Git Command Generator
Fill in a few fields and get ready-to-copy git commands, plus a quick git command cheat sheet.
Everything is built in your browser. Nothing you type is uploaded anywhere.
How to use this tool
- Pick the task you want to do, such as cloning a repo or making a commit.
- Fill in only the fields that show up for that task (a remote URL, branch name, file, or commit message).
- Click Generate commands. The tool builds each git command for you.
- Copy a single line with its Copy button, or use Copy all commands to grab the whole sequence, then paste it into your terminal.
How the generator works
This is a git terminal commands helper, not a tool that runs git for you. It takes the values you type and slots them into the standard command templates that git itself expects. Because git commands follow a fixed shape, the same template works every time once your branch name, remote URL, file, and message are filled in.
Anything you leave blank falls back to a sensible placeholder, like a dot for staging every changed file or main for the branch, so the command is still valid and easy to edit.
A real example
Say you just wrote a login form in src/login.js and want to commit it on a new branch. Choose "Create and switch to a branch", type feature/login, and generate. You get git checkout -b feature/login. Then switch the task to "Stage and commit changes", set the file to src/login.js and the message to Add login form, and you get git add src/login.js followed by git commit -m "Add login form". Finally, "Push a branch to a remote" with the branch feature/login gives git push -u origin feature/login. Three short steps and your work is saved and shared.
Git command cheat sheet
A static reference for the commands you reach for most often. Keep this git command cheat sheet handy while you learn the everyday workflow.
| Task | Command |
|---|---|
| Start a new repo | git init |
| Copy a remote repo | git clone <url> |
| Check status | git status |
| Stage everything | git add . |
| Stage one file | git add path/to/file |
| Commit staged files | git commit -m "message" |
| New branch and switch | git checkout -b name |
| Switch to a branch | git switch name |
| List branches | git branch |
| Add a remote | git remote add origin <url> |
| Push and set upstream | git push -u origin name |
| Pull latest changes | git pull |
| See recent commits | git log --oneline |
| Unstage a file | git restore --staged file |
| Discard local changes | git restore file |
| Undo last commit, keep work | git reset --soft HEAD~1 |
Common questions
Does this tool run git for me?
No. It only builds the command text. You copy the generated lines and run them yourself in your own terminal, which keeps full control in your hands.

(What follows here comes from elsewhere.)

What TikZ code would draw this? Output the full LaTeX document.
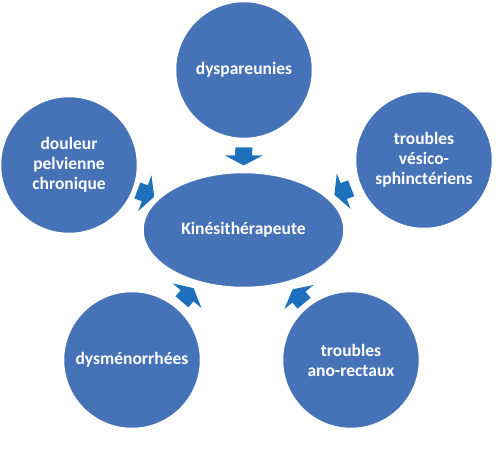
\documentclass[tikz,border=0pt]{standalone}
\usepackage{fontspec}
\setmainfont{Carlito}
\usetikzlibrary{shapes.geometric, calc, backgrounds}
\definecolor{discblue}{RGB}{70,114,184}
\definecolor{arrowblue}{RGB}{28,112,188}

\begin{document}
\begin{tikzpicture}[x=1pt, y=-1pt,
  disc/.style={circle, fill=discblue, draw=white, line width=1.5pt,
    minimum size=137pt, inner sep=0pt, text=white, align=center,
    font=\fontsize{17.5}{20}\selectfont\bfseries},
  hub/.style={disc, ellipse, minimum width=201pt, minimum height=115pt}]
\useasboundingbox (0, 0) rectangle (499, 461);
\node [hub] (kine) at (243.5, 230) {Kinésithérapeute};
\node [disc] (dysp) at (244, 70) {dyspareunies};
\node [disc] (douleur) at (69, 165) {douleur\\pelvienne\\chronique};
\node [disc] (vesico) at (424, 160) {troubles\\vésico-\\sphinctériens};
\node [disc] (dysmen) at (132, 360) {dysménorrhées};
\node [disc] (ano) at (351, 360) {troubles\\ano-rectaux};
\begin{scope}[on background layer]
\foreach \src/\f in {dysp/.54, douleur/.44, vesico/.45, dysmen/.5, ano/.49}
  \fill [arrowblue] let \p1 = ($(\src)!\f!(kine)$), \p2 = ($(kine) - (\src)$),
    \n1 = {atan2(\y2, \x2)} in [shift={(\p1)}, rotate=\n1]
    (-9, -8.5) -- (-1, -8.5) -- (-1, -19) -- (9, 0) -- (-1, 19) -- (-1, 8.5)
    -- (-9, 8.5) -- cycle;
\end{scope}
\end{tikzpicture}
\end{document}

What is the difference between git add and git commit?
Git add stages the changes you want to include, and git commit saves that staged snapshot to your history with a message. The commit task generates both lines so you do not forget the staging step.
Why does push use the -u flag?
The -u flag sets the upstream branch the first time you push, so afterwards a plain git push and git pull know where to send and fetch changes without you naming the branch again.

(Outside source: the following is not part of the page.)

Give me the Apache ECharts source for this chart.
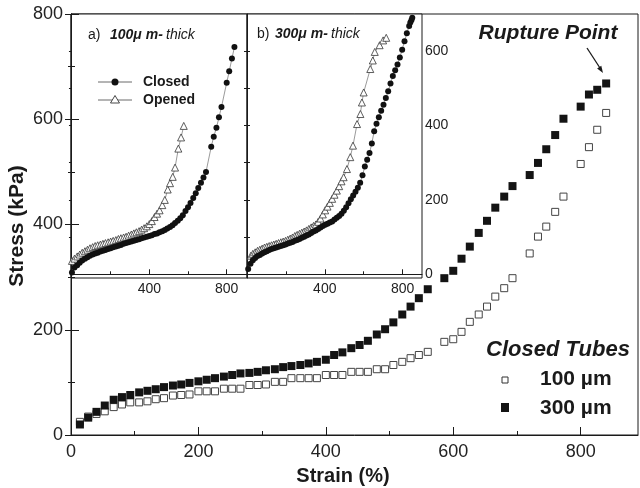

How do I undo something I just staged?
Pick the undo task and enter the file. It generates git restore --staged to take the file back out of staging while keeping your edits. The cheat sheet also lists how to discard edits or roll back the last commit.
Is my remote URL or commit message stored anywhere?
No. This generate git commands tool is fully client-side. Your typed values never leave the page, and nothing is saved or sent to a server.